A pioneer in a male-dominated field, architect Elizabeth "Lisl" Close was perhaps the first Minnesota women licensed in the profession. Throughout a 50-year collaboration with her husband, Winston Close, she designed distinctively modern public buildings and intimate private homes while managing the family's architecture firm and raising three children.
"She was a role model for me not only because she was a successful woman architect but because she fully embraced modernism and never wavered from that conviction," said Joan Soranno, vice president of HGA Architects of Minneapolis. "She showed the rest of us how it could be done with talent, grace and wisdom."
Close, 99, died Tuesday of pneumonia.
She ran the family architecture firm -- now Close Associates Inc. -- while her husband served in World War II and from 1950 to 1971 when he oversaw campus planning and building at the University of Minnesota.

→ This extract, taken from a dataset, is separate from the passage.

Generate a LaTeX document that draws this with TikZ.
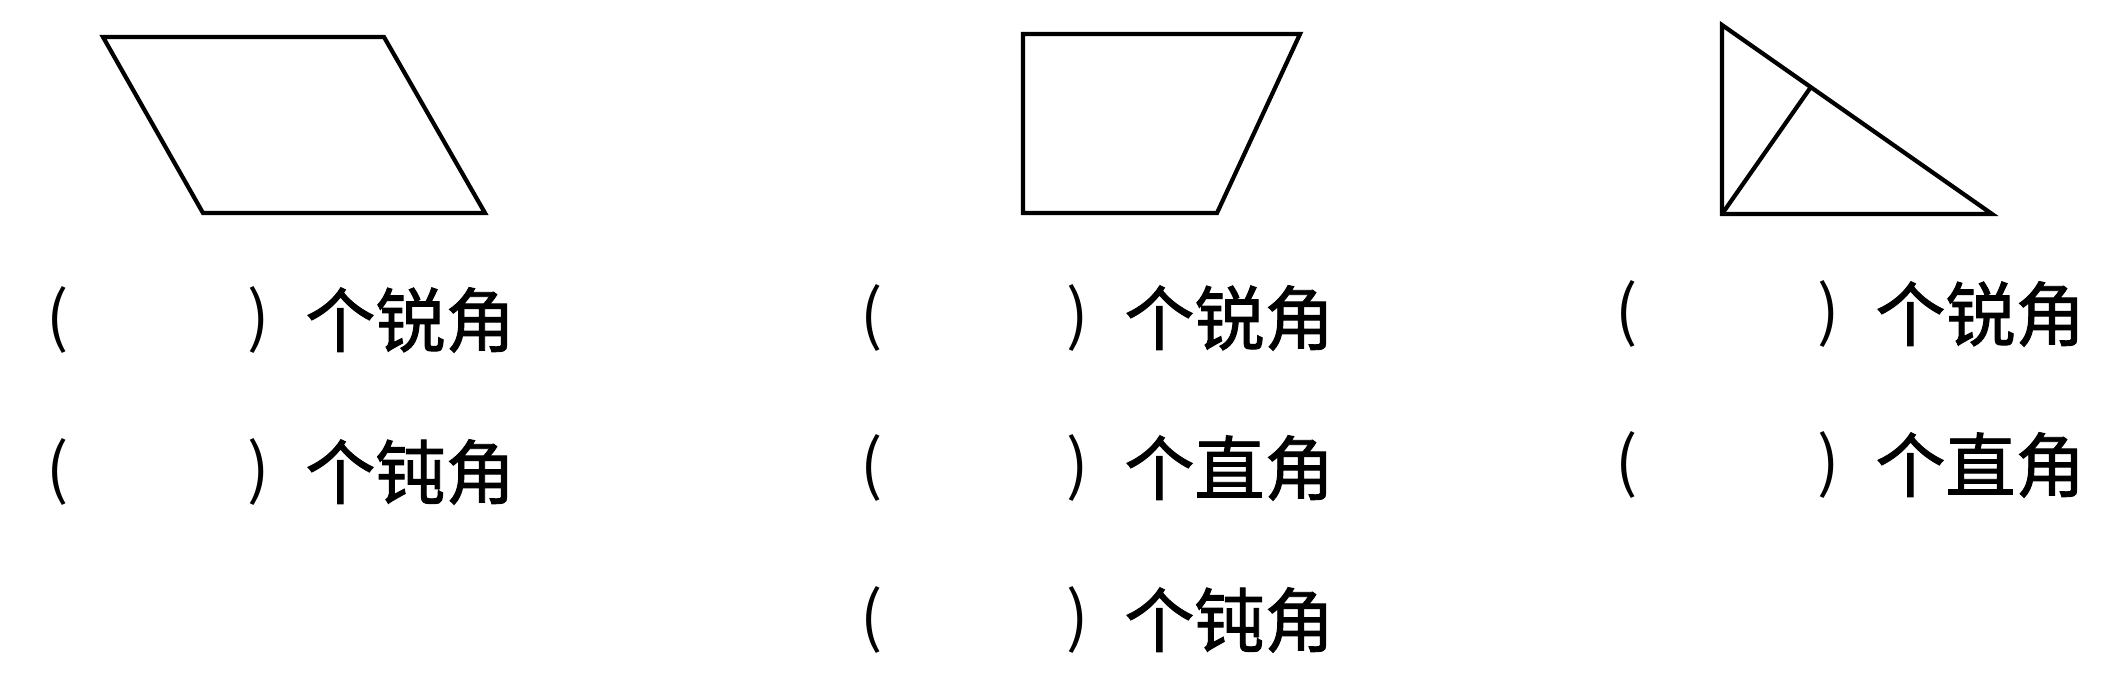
\documentclass[tikz,border=0pt]{standalone}
\usepackage{fontspec}
\newfontfamily\cjk{Noto Sans CJK SC}
\newfontfamily\cjkm{Noto Sans CJK SC}[FakeBold=1.3]
\usetikzlibrary{calc}
\tikzset{
  shape line/.style={line width=2.1pt, line join=miter},
  lbl/.style={anchor=west, inner sep=0pt, font=\cjkm\fontsize{35pt}{40pt}\selectfont},
  par/.style={anchor=center, inner sep=0pt, font=\cjk\fontsize{33pt}{38pt}\selectfont},
}
\begin{document}
\begin{tikzpicture}[x=0.5pt, y=-0.5pt]
\useasboundingbox[fill=white] (0,0) rectangle (2128,682);
% parallelogram
\draw[shape line] (103,37) -- (384,37) -- (485,213) -- (203,213) -- cycle;
% trapezoid
\draw[shape line] (1023,34) -- (1300,34) -- (1217,213) -- (1023,213) -- cycle;
% right triangle with altitude
\coordinate (A) at (1722,25);
\coordinate (B) at (1722,214);
\coordinate (C) at (1992,214);
\coordinate (D) at ($(A)!(B)!(C)$);
\draw[shape line] (A) -- (B) -- (C) -- cycle;
\draw[shape line] (B) -- (D);
% left column
\node[par] (l1o) at (58,320) {(};
\node[par] (l1c) at (259,320) {)};
\node[lbl] (l1t) at (305,320) {个锐角};
\node[par] (l2o) at (58,472) {(};
\node[par] (l2c) at (259,472) {)};
\node[lbl] (l2t) at (305,472) {个钝角};
% middle column
\node[par] (m1o) at (872,318) {(};
\node[par] (m1c) at (1078,318) {)};
\node[lbl] (m1t) at (1124,318) {个锐角};
\node[par] (m2o) at (872,468) {(};
\node[par] (m2c) at (1078,468) {)};
\node[lbl] (m2t) at (1124,468) {个直角};
\node[par] (m3o) at (872,620) {(};
\node[par] (m3c) at (1078,620) {)};
\node[lbl] (m3t) at (1124,620) {个钝角};
% right column
\node[par] (r1o) at (1627,314) {(};
\node[par] (r1c) at (1829,314) {)};
\node[lbl] (r1t) at (1875,314) {个锐角};
\node[par] (r2o) at (1627,465) {(};
\node[par] (r2c) at (1829,465) {)};
\node[lbl] (r2t) at (1875,465) {个直角};
\end{tikzpicture}
\end{document}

She was the principal designer on a wide range of projects, including 14 houses in the University Grove neighborhood of St. Anthony Park, the Gray Freshwater Biological Institute in Navarre, the Peavey Technical Center in Chaska and Ferguson Hall, the music building on the University of Minnesota's West Bank campus.
"By her example she inspired many women in architecture, myself included, but she didn't want to be known as a woman architect -- just as an architect who happened to be a woman," said architectural historian Jane King Hession, who is working on a book about Close.
Born in Vienna, Austria, in 1912, Lisl Scheu grew up in a celebrated (and still standing) house designed by the influential architect Adolf Loos. Jewish on her mother's side and "socialist on both sides," as her son Roy put it, she left Austria before the Nazi purge and moved to Boston to finish college. There she earned B.A. and M.A. degrees in architecture at MIT and met her future husband, also a graduate student.
The architecture field did not welcome women then, as she discovered after graduating in 1935. The first firm to which she applied rejected her because she would be "a distraction in the drafting room," Hession said. The second told her she could work -- if she paid $20 per month for the privilege. But she was hired by the third and went to work in Philadelphia.